§ **Written problem**
Pictures do not belong in your copy. Repeat all the other data exactly.

§ **Material to process**
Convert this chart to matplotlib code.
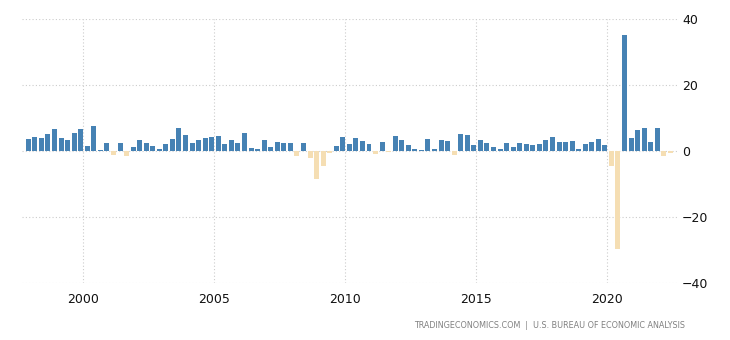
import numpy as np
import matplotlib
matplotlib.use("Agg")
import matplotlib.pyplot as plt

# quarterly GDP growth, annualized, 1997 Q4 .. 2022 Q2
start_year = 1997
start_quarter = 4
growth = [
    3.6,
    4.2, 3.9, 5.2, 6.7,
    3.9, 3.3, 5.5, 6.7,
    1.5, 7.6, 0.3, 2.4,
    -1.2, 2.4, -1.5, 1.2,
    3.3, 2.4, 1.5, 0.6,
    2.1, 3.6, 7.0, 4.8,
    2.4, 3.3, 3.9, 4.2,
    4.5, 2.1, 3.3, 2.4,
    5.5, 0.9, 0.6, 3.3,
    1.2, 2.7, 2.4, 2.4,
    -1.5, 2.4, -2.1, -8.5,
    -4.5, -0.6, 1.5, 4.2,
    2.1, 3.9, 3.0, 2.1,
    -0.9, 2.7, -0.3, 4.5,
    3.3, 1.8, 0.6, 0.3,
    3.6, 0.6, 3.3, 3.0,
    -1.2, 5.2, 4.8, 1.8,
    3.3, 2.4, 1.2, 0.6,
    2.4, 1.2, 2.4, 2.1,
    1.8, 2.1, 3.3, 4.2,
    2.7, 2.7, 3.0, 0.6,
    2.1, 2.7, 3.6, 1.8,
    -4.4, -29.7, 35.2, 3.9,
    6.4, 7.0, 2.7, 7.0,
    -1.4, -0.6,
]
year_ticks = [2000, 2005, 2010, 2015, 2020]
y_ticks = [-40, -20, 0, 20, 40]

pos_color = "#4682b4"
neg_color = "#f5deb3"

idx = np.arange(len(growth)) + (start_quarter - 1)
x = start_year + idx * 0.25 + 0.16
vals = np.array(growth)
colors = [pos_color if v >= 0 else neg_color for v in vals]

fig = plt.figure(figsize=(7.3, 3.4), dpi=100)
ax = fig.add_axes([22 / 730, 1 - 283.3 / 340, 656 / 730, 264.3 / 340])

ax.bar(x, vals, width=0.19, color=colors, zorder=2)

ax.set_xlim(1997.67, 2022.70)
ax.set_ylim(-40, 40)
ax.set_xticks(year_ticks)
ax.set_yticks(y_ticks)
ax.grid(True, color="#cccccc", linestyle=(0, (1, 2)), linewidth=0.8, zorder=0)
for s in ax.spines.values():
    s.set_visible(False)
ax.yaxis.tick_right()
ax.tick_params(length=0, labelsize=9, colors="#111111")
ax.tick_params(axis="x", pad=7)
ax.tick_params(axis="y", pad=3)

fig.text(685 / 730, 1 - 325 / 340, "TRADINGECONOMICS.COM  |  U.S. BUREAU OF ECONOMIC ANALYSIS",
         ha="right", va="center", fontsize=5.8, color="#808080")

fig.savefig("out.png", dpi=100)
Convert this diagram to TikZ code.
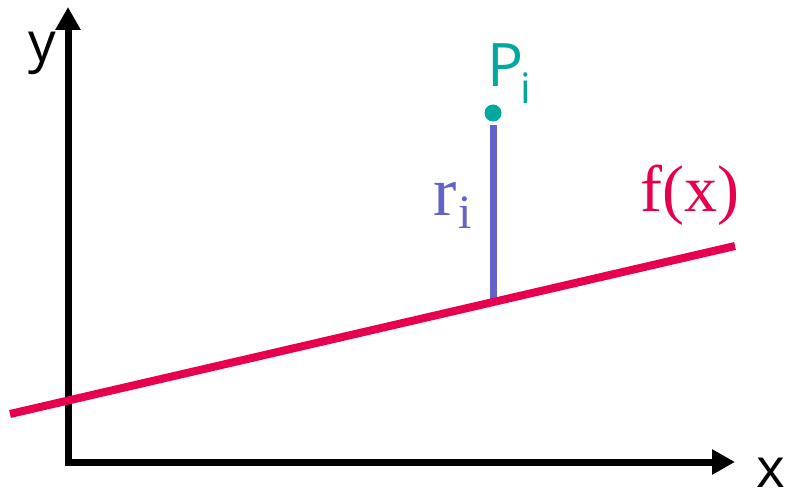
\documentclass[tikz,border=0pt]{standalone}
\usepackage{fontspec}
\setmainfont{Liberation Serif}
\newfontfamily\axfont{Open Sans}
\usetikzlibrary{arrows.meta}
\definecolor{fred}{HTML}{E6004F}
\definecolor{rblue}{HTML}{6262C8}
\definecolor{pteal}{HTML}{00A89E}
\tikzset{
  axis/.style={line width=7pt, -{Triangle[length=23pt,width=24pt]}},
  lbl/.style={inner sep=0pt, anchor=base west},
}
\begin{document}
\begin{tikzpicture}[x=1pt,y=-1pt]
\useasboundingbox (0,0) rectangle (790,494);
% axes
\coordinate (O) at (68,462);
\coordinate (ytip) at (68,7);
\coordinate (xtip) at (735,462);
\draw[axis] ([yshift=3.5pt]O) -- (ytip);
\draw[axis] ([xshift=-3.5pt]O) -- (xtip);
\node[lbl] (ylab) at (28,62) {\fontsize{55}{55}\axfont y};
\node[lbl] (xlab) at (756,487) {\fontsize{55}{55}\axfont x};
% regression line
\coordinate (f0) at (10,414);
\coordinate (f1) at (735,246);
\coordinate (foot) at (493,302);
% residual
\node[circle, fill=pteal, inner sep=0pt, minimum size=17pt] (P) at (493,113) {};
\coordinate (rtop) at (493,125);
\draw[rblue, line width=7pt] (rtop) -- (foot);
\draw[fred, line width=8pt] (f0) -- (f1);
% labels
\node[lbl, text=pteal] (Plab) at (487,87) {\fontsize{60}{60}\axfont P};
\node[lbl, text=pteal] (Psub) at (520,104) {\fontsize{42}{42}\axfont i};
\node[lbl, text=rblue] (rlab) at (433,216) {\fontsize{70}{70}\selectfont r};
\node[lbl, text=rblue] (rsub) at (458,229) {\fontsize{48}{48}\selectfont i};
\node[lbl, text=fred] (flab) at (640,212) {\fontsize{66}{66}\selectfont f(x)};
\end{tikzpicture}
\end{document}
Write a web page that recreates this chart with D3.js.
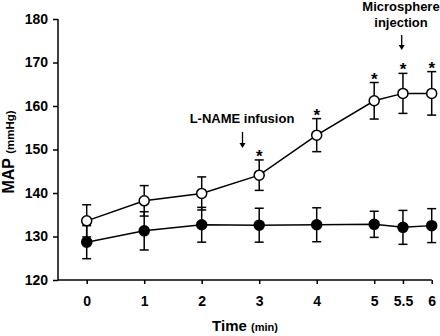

§ **In response**
Convert this chart to matplotlib code.
import numpy as np
import matplotlib
matplotlib.use("Agg")
import matplotlib.pyplot as plt

# quarterly GDP growth, annualized, 1997 Q4 .. 2022 Q2
start_year = 1997
start_quarter = 4
growth = [
    3.6,
    4.2, 3.9, 5.2, 6.7,
    3.9, 3.3, 5.5, 6.7,
    1.5, 7.6, 0.3, 2.4,
    -1.2, 2.4, -1.5, 1.2,
    3.3, 2.4, 1.5, 0.6,
    2.1, 3.6, 7.0, 4.8,
    2.4, 3.3, 3.9, 4.2,
    4.5, 2.1, 3.3, 2.4,
    5.5, 0.9, 0.6, 3.3,
    1.2, 2.7, 2.4, 2.4,
    -1.5, 2.4, -2.1, -8.5,
    -4.5, -0.6, 1.5, 4.2,
    2.1, 3.9, 3.0, 2.1,
    -0.9, 2.7, -0.3, 4.5,
    3.3, 1.8, 0.6, 0.3,
    3.6, 0.6, 3.3, 3.0,
    -1.2, 5.2, 4.8, 1.8,
    3.3, 2.4, 1.2, 0.6,
    2.4, 1.2, 2.4, 2.1,
    1.8, 2.1, 3.3, 4.2,
    2.7, 2.7, 3.0, 0.6,
    2.1, 2.7, 3.6, 1.8,
    -4.4, -29.7, 35.2, 3.9,
    6.4, 7.0, 2.7, 7.0,
    -1.4, -0.6,
]
year_ticks = [2000, 2005, 2010, 2015, 2020]
y_ticks = [-40, -20, 0, 20, 40]

pos_color = "#4682b4"
neg_color = "#f5deb3"

idx = np.arange(len(growth)) + (start_quarter - 1)
x = start_year + idx * 0.25 + 0.16
vals = np.array(growth)
colors = [pos_color if v >= 0 else neg_color for v in vals]

fig = plt.figure(figsize=(7.3, 3.4), dpi=100)
ax = fig.add_axes([22 / 730, 1 - 283.3 / 340, 656 / 730, 264.3 / 340])

ax.bar(x, vals, width=0.19, color=colors, zorder=2)

ax.set_xlim(1997.67, 2022.70)
ax.set_ylim(-40, 40)
ax.set_xticks(year_ticks)
ax.set_yticks(y_ticks)
ax.grid(True, color="#cccccc", linestyle=(0, (1, 2)), linewidth=0.8, zorder=0)
for s in ax.spines.values():
    s.set_visible(False)
ax.yaxis.tick_right()
ax.tick_params(length=0, labelsize=9, colors="#111111")
ax.tick_params(axis="x", pad=7)
ax.tick_params(axis="y", pad=3)

fig.text(685 / 730, 1 - 325 / 340, "TRADINGECONOMICS.COM  |  U.S. BUREAU OF ECONOMIC ANALYSIS",
         ha="right", va="center", fontsize=5.8, color="#808080")

fig.savefig("out.png", dpi=100)
Convert this diagram to TikZ code.
\documentclass[tikz,border=0pt]{standalone}
\usepackage{fontspec}
\setmainfont{Liberation Serif}
\newfontfamily\axfont{Open Sans}
\usetikzlibrary{arrows.meta}
\definecolor{fred}{HTML}{E6004F}
\definecolor{rblue}{HTML}{6262C8}
\definecolor{pteal}{HTML}{00A89E}
\tikzset{
  axis/.style={line width=7pt, -{Triangle[length=23pt,width=24pt]}},
  lbl/.style={inner sep=0pt, anchor=base west},
}
\begin{document}
\begin{tikzpicture}[x=1pt,y=-1pt]
\useasboundingbox (0,0) rectangle (790,494);
% axes
\coordinate (O) at (68,462);
\coordinate (ytip) at (68,7);
\coordinate (xtip) at (735,462);
\draw[axis] ([yshift=3.5pt]O) -- (ytip);
\draw[axis] ([xshift=-3.5pt]O) -- (xtip);
\node[lbl] (ylab) at (28,62) {\fontsize{55}{55}\axfont y};
\node[lbl] (xlab) at (756,487) {\fontsize{55}{55}\axfont x};
% regression line
\coordinate (f0) at (10,414);
\coordinate (f1) at (735,246);
\coordinate (foot) at (493,302);
% residual
\node[circle, fill=pteal, inner sep=0pt, minimum size=17pt] (P) at (493,113) {};
\coordinate (rtop) at (493,125);
\draw[rblue, line width=7pt] (rtop) -- (foot);
\draw[fred, line width=8pt] (f0) -- (f1);
% labels
\node[lbl, text=pteal] (Plab) at (487,87) {\fontsize{60}{60}\axfont P};
\node[lbl, text=pteal] (Psub) at (520,104) {\fontsize{42}{42}\axfont i};
\node[lbl, text=rblue] (rlab) at (433,216) {\fontsize{70}{70}\selectfont r};
\node[lbl, text=rblue] (rsub) at (458,229) {\fontsize{48}{48}\selectfont i};
\node[lbl, text=fred] (flab) at (640,212) {\fontsize{66}{66}\selectfont f(x)};
\end{tikzpicture}
\end{document}
Write a web page that recreates this chart with D3.js.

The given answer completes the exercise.